‘Vampires’ jailed in Britain

LONDON (AP) — Two self-styled vampires who bombarded a vicar and his family with abusive phone calls, howled in the churchyard and pinned obscene pictures on the church notice board were jailed Friday.

Judge John Boggis sentenced Benjamin Lewis, 25, to 12 months in jail and Scott Bower, 26, to six months’ imprisonment for the religiously motivated harassment of Rev. Christopher Rowberry and his family between October and December last year.

Lewis’s 19-year-old girlfriend, Natalie Gibson, who took part in some of the abuse, was given a three-month jail term suspended for 12 months on condition of good behaviour.

All three, from Totton, southern England, denied the charges but were convicted by a jury last month.

The judge said Lewis was the ringleader and had been responsible for making obscene telephone calls to the vicar’s family which included “howling noises,” screeching sounds and mechanical laughing.

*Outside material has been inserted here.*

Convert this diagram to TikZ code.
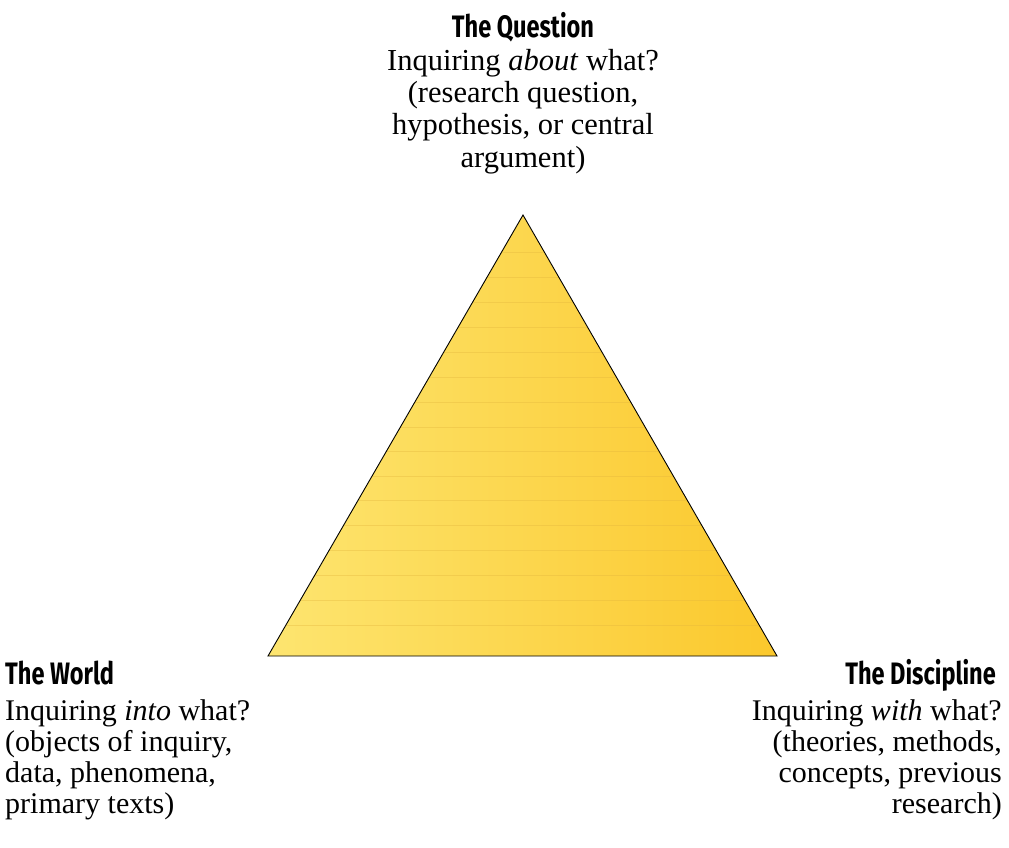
\documentclass[tikz,border=0pt]{standalone}
\usepackage{fontspec}
\setmainfont{Liberation Serif}
\newfontfamily\headfont[FakeStretch=0.76]{Fira Sans}
\definecolor{triL}{RGB}{253,229,112}
\definecolor{triR}{RGB}{251,200,44}
\definecolor{stripe}{RGB}{226,180,60}
\tikzset{
  head/.style={font=\headfont\bfseries\fontsize{31}{31}\selectfont, inner sep=0pt},
  body/.style={font=\fontsize{30.5}{32.3}\selectfont, inner sep=0pt},
  lowbody/.style={font=\fontsize{30}{31.3}\selectfont, inner sep=0pt},
}
\begin{document}
\begin{tikzpicture}[x=1pt,y=-1pt]
\useasboundingbox (0,0) rectangle (1009,847);
\coordinate (apex) at (523,215);
\coordinate (bl) at (268,656);
\coordinate (br) at (777,656);
\begin{scope}
  \clip (apex) -- (bl) -- (br) -- cycle;
  \shade[left color=triL, right color=triR] (268,215) rectangle (777,656);
  \foreach \yy in {252,277,302,327,352,377,402,427,451,476,500,525,550,575,600,625}
    \draw[stripe, opacity=0.35, line width=0.8pt] (268,\yy) -- (777,\yy);
\end{scope}
\draw[line width=0.9pt, line join=miter] (apex) -- (bl) -- (br) -- cycle;

\node[head, anchor=base] (qh) at (523,37) {The Question};
\node[body, anchor=north, align=center] (qb) at (523,49)
  {Inquiring \textit{about} what?\\(research question,\\hypothesis, or central\\argument)};

\node[head, anchor=base west] (wh) at (5,684) {The World};
\node[lowbody, anchor=north west, align=left] (wb) at (5,699)
  {Inquiring \textit{into} what?\\(objects of inquiry,\\data, phenomena,\\primary texts)};

\node[head, anchor=base east] (dh) at (996,684) {The Discipline};
\node[lowbody, anchor=north east, align=right] (db) at (1002,699)
  {Inquiring \textit{with} what?\\(theories, methods,\\concepts, previous\\research)};
\end{tikzpicture}
\end{document}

He also placed “truly disgusting” images on the notice boards of Totton’s church of St. Mary the Virgin, the judge said.

“This is a case of repeated victimization of a man who showed you tolerance and understanding, the effect of which was to drive a wedge of fear into his family. The distress of his wife was clear for all to see,” the judge told Lewis.

“I hope you are truly ashamed of what you did but it is clear from the pre-sentence reports that you are not.”

The court heard that Lewis had an “unshakable belief” that he was a vampire and was undergoing psychiatric treatment.

Boggis said Bower had been “manipulated by Lewis but I am sure you knew exactly what you were doing and appreciated the effects you had on your victims.”

The judge issued a restraining order preventing Lewis, Gibson and Bower from approaching anyone in the Rowberry family or entering the vicinity of the church and vicarage.